=== Listed records ===

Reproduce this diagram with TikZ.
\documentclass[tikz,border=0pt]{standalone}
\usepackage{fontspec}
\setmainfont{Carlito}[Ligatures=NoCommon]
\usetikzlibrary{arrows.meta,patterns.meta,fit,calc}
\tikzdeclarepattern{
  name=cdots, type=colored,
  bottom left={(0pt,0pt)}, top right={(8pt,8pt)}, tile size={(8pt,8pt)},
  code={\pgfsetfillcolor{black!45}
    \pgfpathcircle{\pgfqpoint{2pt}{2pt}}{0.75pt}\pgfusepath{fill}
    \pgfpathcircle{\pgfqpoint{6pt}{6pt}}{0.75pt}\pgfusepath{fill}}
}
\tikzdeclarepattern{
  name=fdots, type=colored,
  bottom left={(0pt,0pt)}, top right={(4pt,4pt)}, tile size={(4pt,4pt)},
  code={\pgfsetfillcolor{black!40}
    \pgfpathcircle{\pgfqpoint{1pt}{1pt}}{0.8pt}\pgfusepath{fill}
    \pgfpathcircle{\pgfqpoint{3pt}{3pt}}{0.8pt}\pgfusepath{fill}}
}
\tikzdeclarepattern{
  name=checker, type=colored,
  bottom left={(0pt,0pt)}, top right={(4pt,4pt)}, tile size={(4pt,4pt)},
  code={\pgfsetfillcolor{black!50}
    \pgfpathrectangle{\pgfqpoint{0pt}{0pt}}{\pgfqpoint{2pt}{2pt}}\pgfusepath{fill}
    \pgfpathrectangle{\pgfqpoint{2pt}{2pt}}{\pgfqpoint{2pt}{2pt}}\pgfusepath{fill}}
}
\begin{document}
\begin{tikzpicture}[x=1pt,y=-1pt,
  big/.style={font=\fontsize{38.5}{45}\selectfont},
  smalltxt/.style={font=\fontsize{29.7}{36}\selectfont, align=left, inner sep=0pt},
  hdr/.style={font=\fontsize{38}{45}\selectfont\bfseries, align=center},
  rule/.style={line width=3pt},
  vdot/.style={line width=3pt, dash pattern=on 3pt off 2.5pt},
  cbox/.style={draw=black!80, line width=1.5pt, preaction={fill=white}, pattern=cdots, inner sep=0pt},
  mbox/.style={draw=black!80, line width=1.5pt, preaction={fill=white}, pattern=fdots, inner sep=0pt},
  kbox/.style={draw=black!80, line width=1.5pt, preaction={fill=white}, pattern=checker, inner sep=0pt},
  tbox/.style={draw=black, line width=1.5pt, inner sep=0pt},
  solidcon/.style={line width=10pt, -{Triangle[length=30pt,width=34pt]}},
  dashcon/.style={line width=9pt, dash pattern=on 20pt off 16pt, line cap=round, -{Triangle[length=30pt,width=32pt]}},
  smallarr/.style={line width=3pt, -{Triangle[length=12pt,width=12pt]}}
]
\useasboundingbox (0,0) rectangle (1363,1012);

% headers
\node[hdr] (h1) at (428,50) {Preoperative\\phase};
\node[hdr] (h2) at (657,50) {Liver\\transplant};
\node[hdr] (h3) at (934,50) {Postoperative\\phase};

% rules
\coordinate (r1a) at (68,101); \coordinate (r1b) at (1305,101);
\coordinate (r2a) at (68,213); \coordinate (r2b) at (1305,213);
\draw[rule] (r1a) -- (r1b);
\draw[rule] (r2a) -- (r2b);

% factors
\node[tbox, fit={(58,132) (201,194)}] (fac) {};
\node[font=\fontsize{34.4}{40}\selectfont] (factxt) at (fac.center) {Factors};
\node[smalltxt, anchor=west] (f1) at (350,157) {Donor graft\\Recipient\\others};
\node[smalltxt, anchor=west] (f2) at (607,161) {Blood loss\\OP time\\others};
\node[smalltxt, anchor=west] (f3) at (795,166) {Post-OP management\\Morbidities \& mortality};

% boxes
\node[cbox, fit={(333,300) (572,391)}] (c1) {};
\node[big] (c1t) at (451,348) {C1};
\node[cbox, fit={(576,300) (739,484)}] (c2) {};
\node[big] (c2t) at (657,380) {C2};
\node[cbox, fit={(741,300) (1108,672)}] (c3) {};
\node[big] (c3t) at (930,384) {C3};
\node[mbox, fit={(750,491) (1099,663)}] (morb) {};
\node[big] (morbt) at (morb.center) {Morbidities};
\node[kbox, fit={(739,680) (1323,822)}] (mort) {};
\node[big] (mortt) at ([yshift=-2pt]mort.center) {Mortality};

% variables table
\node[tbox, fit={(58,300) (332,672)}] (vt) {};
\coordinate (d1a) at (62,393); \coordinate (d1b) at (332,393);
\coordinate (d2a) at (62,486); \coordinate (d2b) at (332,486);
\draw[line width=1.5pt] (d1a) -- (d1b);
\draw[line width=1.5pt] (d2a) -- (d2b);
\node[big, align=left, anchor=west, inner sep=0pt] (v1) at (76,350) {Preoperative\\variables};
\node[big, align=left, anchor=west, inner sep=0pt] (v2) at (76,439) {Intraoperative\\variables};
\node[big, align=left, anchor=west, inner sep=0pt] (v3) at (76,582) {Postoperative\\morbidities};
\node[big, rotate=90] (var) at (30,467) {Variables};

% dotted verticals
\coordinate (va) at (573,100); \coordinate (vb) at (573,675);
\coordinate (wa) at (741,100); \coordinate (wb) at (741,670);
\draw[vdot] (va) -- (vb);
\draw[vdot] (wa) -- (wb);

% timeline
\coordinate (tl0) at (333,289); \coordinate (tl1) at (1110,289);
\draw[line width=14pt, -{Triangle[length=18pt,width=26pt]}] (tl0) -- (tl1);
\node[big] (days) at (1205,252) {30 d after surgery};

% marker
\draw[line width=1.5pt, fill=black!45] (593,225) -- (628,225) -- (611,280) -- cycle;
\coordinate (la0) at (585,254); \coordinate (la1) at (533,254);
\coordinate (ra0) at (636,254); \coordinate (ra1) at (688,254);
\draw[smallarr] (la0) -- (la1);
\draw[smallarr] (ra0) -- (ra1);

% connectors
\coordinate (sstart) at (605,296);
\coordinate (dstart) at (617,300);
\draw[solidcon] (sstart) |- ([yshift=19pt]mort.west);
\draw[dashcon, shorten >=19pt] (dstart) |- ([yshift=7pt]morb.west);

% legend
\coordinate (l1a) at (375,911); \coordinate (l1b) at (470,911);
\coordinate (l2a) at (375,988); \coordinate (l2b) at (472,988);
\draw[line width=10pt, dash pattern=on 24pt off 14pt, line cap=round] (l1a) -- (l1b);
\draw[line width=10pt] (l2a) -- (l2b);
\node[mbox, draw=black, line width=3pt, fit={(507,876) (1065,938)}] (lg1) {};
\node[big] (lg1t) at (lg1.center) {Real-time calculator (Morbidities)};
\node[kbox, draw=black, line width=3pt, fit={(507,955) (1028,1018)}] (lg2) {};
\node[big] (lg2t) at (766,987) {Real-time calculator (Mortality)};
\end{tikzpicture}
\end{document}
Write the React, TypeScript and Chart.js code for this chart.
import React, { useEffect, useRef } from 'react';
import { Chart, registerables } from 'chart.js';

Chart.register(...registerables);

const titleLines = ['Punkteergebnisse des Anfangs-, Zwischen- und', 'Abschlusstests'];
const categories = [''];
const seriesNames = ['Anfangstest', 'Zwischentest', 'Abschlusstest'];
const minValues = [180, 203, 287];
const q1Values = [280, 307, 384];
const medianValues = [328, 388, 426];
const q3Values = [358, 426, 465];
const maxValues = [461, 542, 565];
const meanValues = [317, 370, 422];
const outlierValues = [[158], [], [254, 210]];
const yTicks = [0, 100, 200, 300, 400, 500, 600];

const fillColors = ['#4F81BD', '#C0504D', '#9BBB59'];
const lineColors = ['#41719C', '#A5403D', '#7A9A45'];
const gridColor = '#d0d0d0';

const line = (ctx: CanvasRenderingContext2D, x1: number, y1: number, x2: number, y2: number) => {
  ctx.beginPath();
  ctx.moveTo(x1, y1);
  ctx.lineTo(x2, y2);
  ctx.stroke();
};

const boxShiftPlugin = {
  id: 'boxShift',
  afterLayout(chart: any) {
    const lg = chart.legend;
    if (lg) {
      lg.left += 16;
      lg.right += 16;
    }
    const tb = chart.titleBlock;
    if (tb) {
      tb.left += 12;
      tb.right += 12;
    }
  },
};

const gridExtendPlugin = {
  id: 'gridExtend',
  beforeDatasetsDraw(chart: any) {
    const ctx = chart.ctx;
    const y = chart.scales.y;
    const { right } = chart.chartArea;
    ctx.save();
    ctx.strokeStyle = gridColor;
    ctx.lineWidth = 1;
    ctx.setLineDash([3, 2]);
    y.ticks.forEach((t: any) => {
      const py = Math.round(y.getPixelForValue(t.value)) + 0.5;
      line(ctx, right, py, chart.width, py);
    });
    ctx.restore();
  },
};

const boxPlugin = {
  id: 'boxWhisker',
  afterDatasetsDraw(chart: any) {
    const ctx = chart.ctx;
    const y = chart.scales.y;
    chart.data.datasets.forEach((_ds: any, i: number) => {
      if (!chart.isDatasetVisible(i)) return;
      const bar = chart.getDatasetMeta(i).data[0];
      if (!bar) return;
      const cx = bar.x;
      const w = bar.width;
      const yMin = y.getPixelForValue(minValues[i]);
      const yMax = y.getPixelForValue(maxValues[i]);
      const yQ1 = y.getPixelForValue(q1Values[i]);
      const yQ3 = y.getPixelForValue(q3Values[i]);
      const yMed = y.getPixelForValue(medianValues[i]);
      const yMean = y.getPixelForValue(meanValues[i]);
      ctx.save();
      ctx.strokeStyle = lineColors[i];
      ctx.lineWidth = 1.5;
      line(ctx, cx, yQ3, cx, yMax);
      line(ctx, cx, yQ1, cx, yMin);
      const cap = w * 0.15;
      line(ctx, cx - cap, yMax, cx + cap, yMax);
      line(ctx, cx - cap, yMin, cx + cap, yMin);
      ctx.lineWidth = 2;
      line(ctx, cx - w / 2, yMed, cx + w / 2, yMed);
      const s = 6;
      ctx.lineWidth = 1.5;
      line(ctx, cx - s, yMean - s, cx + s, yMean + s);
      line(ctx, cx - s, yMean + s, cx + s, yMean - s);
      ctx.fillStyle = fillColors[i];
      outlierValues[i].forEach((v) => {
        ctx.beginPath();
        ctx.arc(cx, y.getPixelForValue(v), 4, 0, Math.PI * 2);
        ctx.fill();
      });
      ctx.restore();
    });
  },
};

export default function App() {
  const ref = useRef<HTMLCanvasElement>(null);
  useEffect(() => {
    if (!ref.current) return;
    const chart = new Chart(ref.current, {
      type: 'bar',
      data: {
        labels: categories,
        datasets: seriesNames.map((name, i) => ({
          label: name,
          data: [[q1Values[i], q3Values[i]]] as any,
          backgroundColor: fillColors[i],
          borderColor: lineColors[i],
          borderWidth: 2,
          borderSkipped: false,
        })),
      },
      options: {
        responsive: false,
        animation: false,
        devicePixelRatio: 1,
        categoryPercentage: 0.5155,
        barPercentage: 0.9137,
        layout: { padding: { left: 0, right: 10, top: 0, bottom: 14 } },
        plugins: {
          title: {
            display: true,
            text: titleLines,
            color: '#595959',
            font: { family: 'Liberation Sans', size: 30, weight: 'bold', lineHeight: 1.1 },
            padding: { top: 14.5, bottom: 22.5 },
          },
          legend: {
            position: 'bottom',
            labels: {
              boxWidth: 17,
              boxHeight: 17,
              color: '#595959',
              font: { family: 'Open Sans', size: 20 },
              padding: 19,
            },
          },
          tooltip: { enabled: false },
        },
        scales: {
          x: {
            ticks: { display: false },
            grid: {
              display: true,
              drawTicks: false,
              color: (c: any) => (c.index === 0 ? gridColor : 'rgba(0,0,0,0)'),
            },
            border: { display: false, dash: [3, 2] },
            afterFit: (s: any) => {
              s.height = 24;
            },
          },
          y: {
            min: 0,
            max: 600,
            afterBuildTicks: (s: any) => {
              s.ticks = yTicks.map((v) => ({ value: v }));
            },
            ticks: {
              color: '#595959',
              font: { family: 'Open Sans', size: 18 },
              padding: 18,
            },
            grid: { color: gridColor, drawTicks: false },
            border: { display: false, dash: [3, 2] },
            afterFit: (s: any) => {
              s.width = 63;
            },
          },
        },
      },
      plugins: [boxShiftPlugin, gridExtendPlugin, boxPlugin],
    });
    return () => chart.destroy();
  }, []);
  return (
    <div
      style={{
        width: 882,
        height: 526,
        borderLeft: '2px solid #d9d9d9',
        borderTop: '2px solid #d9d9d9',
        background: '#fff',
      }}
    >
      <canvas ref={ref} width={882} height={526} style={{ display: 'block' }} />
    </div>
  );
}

===

_Exercise prompt_. Output only the lines from the one containing "Write the React, TypeScript" through the one containing "Chart.register(...registerables);", inclusive, exactly as written.

_Problem solution_.
Write the React, TypeScript and Chart.js code for this chart.
import React, { useEffect, useRef } from 'react';
import { Chart, registerables } from 'chart.js';

Chart.register(...registerables);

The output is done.